Route notes
Why this routing works
This is a dense five-week business-class multi-stop itinerary that starts in Los Angeles and finishes in San Francisco, using several open-jaw and overland breaks to cover a large number of regions without forcing backtracking by air. The routing moves west from Istanbul into Southern Africa, then jumps to Northern Europe, continues through Southern Europe and North Africa, and finishes across South and Southeast Asia, Japan, and Indonesia before the transpacific return.
The ticketing structure matters here because multiple points are marked as overland: Istanbul to Cape Town, Durban to Kilimanjaro, Zanzibar to Oslo, Aalesund to Tromso, Stockholm to Zagreb, Madrid to Lisbon, and Luang Prabang to Hanoi are all separated from the next flown segment. That kind of construction is typical when the goal is to mix independent surface travel with protected long-haul flight pricing, while keeping the major intercontinental sectors on one business-class plan.
Timing is also tight for the stop count. Confirmed stays include 3 nights in Istanbul, 7 in Johannesburg, 5 in Durban, 4 in Zanzibar, 4 in Aalesund, and 4 in Stockholm, with the remaining cities functioning as shorter transit or connection points inside the broader sequence. In a five-week framework, this kind of route works best when the order is locked early, since changing one region can affect downstream availability across several later sectors.

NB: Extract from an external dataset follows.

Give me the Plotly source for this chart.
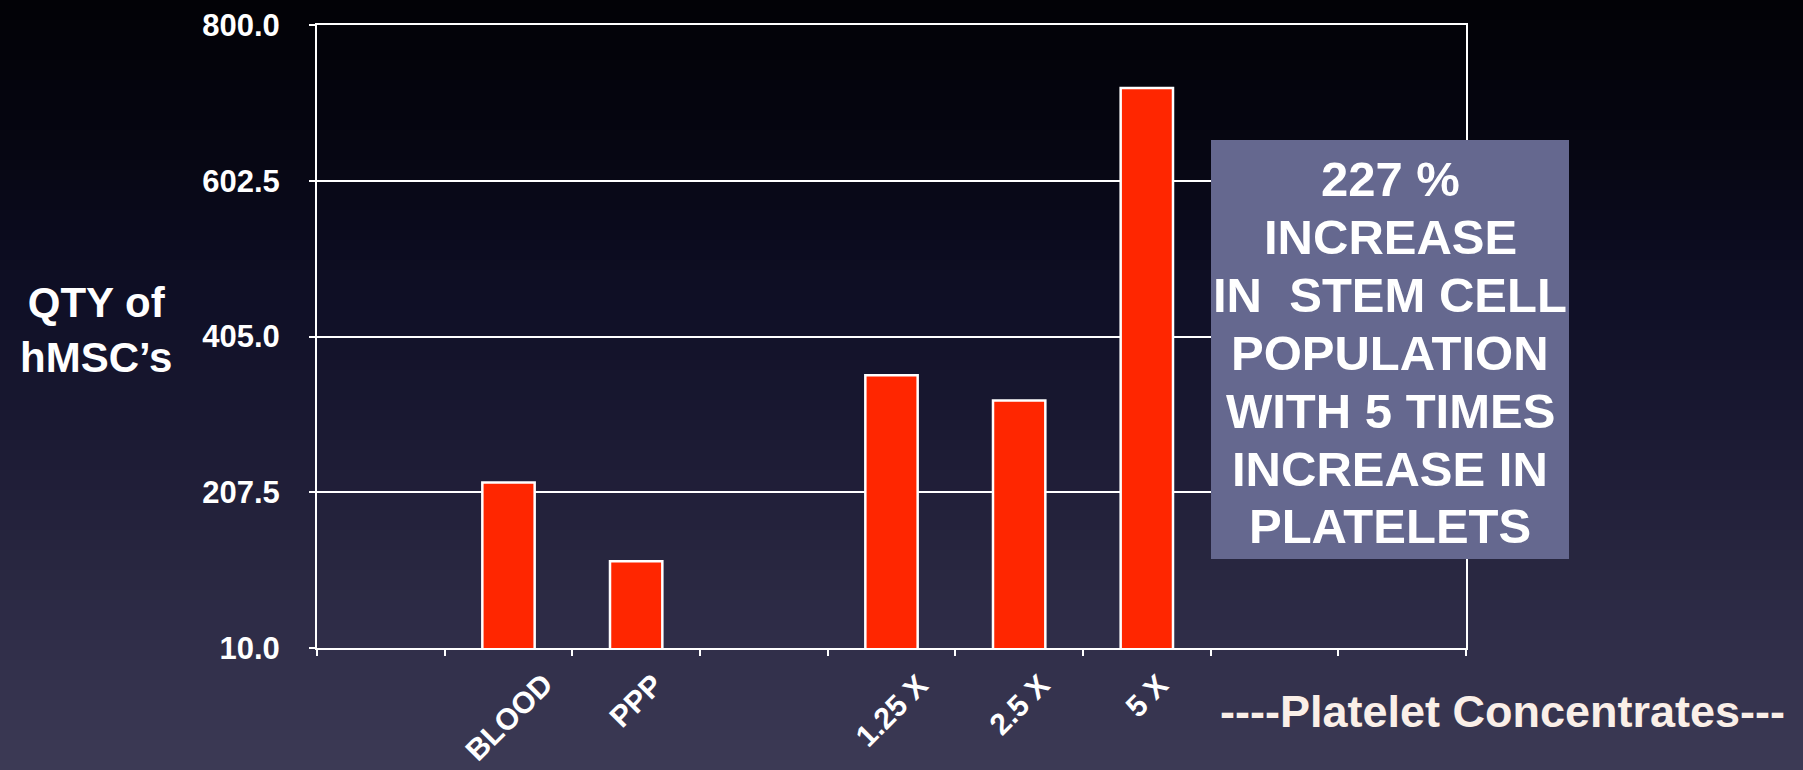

From a logistics standpoint, the route clusters flights in regional strings rather than isolated one-offs: South Africa is handled as Cape Town-Port Elizabeth-Johannesburg-Durban, Norway as Oslo-Bergen-Aalesund and Tromso-Evenes-Stockholm, the Iberia/North Africa section as Madrid-Lisbon-Marrakech-Cairo, and the final Asia section as Male-Siem Reap-Luang Prabang-Hanoi-Ho Chi Minh City-Tokyo-Denpasar Bali-San Francisco. That sequencing is the practical value of a custom multi-stop ticket: fewer separate bookings, clearer order of travel, and one framework for a complex open-jaw trip.